“A man like that, Maxine…” she breathes, “he’s a keeper.”
Her lips curve into a sly, wicked grin.
Their words wrap around me like a net, tugging, tightening, pulling me into something I don’t know how to carry. I press a trembling hand to my mouth, a sound breaking free — something between a sob and a gasp, raw and guttural and shaking.
Again, Sophia crosses my mind. She’s always on my mind. I wish she were here to see this, to know that not every man is a monster. I wish she could see that sometimes — just sometimes — a man can love you so much it terrifies you.
I squeeze my eyes shut, body curling forward as the weight of it crushes me. This isn’t the light, fluttery love the books talk about. This is a devouring love. An unstoppable, merciless, unapologetic force.
And the scariest part? I know I’ll never come back from it. There’s no going back to the girl I was before Saxon North carved himself into my bones.
I am his now. And he…is mine.
60
SAXON
The clock on the wall clicks louder than it should. The chair’s uncomfortable. The room’s too beige. There’s a plant in the corner that’s definitely fake. I’m tempted to ask about it, just to fill the space. But I keep my mouth shut.

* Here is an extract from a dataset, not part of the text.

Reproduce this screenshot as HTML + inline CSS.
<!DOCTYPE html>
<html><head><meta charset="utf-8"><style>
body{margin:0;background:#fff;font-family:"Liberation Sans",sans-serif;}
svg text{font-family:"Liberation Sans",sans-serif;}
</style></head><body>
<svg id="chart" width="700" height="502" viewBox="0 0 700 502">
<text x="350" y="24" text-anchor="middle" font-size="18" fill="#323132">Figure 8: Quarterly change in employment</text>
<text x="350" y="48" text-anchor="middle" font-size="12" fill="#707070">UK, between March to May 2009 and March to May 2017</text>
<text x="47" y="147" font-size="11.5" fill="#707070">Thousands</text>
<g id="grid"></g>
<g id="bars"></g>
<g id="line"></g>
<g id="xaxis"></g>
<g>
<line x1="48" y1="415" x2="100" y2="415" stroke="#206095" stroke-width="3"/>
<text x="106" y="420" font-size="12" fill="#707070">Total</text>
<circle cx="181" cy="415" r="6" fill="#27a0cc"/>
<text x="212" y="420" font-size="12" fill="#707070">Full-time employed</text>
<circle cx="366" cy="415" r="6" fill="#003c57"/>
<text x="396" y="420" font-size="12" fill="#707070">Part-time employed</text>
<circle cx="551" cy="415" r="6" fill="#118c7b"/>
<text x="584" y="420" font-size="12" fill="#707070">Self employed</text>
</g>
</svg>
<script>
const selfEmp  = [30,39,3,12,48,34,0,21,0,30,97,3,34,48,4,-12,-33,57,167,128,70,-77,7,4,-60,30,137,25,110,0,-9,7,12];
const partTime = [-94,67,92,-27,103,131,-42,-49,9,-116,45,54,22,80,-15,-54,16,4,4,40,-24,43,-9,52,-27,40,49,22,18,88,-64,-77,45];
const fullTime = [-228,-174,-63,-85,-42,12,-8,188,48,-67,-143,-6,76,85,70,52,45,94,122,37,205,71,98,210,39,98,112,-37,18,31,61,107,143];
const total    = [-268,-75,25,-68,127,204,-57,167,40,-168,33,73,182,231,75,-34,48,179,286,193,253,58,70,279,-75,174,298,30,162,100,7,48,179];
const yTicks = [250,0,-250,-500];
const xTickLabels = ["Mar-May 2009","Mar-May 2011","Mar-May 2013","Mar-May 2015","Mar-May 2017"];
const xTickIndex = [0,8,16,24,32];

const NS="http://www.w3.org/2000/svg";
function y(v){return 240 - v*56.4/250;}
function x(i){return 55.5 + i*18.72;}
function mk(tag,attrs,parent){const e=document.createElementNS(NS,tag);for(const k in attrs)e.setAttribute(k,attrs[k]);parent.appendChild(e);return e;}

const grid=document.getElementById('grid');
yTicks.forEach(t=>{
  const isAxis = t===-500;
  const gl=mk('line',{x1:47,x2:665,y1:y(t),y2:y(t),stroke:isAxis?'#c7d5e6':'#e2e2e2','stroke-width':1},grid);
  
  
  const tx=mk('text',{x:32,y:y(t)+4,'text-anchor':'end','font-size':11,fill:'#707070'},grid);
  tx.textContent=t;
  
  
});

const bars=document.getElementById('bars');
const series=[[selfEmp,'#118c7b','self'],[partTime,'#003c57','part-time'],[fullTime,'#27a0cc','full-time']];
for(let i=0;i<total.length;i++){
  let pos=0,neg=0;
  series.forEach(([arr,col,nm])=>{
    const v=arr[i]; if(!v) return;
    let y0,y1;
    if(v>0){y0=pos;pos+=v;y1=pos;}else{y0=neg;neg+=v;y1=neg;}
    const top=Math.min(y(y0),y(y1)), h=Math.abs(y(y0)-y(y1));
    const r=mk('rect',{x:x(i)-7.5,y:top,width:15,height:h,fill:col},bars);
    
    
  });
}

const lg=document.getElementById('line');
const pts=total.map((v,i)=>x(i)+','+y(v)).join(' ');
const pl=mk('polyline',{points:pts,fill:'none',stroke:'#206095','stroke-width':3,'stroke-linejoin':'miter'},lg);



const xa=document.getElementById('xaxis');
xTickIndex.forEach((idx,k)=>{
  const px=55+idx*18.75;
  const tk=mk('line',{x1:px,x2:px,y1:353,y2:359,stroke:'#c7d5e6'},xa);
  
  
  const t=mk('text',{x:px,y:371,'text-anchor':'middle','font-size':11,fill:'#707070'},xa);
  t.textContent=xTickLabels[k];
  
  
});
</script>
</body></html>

Across from me, the woman watches — legs crossed, pen poised but not moving, eyes locked on me like she’s got nowhere else to be.

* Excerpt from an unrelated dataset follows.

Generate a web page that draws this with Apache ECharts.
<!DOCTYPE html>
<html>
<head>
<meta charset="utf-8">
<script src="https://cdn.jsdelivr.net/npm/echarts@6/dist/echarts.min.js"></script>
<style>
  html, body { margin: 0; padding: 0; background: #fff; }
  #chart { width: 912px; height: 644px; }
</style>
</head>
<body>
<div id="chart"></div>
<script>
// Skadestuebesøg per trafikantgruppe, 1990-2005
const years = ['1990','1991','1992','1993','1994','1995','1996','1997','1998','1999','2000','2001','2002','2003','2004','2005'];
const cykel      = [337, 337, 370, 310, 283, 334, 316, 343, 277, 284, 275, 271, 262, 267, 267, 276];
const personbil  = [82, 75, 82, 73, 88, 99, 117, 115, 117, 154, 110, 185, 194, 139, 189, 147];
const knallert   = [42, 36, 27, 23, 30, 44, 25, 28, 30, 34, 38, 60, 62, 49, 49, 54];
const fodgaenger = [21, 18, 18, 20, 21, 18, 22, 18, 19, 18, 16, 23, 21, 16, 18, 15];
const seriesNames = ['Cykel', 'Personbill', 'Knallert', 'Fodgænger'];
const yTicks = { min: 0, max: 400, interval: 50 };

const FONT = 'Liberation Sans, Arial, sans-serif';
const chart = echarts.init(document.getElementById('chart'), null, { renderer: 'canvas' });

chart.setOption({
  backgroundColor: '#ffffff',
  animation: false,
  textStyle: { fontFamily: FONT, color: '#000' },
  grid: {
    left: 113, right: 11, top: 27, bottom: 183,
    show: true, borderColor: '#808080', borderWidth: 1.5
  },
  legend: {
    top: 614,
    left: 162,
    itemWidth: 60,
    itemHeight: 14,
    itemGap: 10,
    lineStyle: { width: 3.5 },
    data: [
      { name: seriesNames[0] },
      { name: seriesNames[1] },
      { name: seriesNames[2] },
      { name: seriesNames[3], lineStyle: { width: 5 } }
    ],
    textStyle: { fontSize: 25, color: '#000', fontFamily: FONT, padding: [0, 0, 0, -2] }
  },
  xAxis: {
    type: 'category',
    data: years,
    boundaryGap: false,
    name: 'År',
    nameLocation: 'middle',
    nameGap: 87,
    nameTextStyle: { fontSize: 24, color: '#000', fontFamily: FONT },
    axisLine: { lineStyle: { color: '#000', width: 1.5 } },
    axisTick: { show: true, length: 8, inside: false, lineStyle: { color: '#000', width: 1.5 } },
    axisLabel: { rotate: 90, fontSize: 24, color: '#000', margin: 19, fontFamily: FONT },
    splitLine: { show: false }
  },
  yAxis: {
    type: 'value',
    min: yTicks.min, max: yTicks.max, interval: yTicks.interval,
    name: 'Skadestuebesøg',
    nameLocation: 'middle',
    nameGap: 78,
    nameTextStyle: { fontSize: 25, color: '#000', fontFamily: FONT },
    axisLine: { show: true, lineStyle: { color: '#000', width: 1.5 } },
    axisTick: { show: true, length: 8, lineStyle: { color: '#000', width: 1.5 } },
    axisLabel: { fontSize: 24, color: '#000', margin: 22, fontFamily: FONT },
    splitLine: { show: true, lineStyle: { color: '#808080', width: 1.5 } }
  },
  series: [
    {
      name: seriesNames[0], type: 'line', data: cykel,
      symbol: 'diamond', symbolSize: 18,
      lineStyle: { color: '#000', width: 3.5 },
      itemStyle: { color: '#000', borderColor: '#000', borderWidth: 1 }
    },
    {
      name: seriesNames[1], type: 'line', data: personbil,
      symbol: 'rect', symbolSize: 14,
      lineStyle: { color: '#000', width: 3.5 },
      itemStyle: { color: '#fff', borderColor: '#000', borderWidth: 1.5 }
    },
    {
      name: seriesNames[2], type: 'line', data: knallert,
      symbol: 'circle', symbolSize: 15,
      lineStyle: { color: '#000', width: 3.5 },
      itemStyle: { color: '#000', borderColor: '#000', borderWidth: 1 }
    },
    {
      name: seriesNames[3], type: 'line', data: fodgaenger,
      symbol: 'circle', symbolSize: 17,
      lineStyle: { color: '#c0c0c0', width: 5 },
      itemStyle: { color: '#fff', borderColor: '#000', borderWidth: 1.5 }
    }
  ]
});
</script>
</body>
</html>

She always lets our sessions run long. She never watches the clock. It’s like she’s feeding on the unraveling, waiting for the next jagged piece of my story to fall out, even though she already knows how it ends.
She’s not here to fix me. She’s here to witness the slow-motion collapse. And we both know it.
“Tell me about her,” she says.
I shift in my seat. Jaw tight. Heart twitching like it still doesn’t know how to beat gently when anyone mentions her.
“Which part?”
“The part you can’t let go of.”
I stare at the window. The city moves on outside. Horns. Wind. Life.
Inside me? It’s still her. Alwaysher.I’ve tried to let go, but damn, it hurts.
“I used to dream about killing the men who touched her,” I say, voice flat. “Then I stopped dreaming and just… did it.”
The therapist doesn’t flinch. Points for her.
“But that’s not what keeps you up now,” she says. “Is it?”
“No.”
“What is it?”
I lean forward, elbows on my knees, hands locked together like they’re holding something back.
“It’s that I left her,” I whisper. “In Albania. I walked away from her when I should have stayed and saved her.”
“Why did you leave?”
“My job. I was called on assignment. By the time I could get back, she was already gone.”
My throat tightens at the memory, sharp and sudden, like a ghost’s hand wrapping around it. I don’t know why I can’t get past that fucking time in Albania.
I went back to there, desperate, frantic — clinging to the hope she was still alive. That maybe, just maybe, I could find her, get her out, pull her back from the jaws of the hell Kadri had thrown her into. But when I got there, she was gone. And Kadri? Vanished too. It would be many months before I caught up to him again.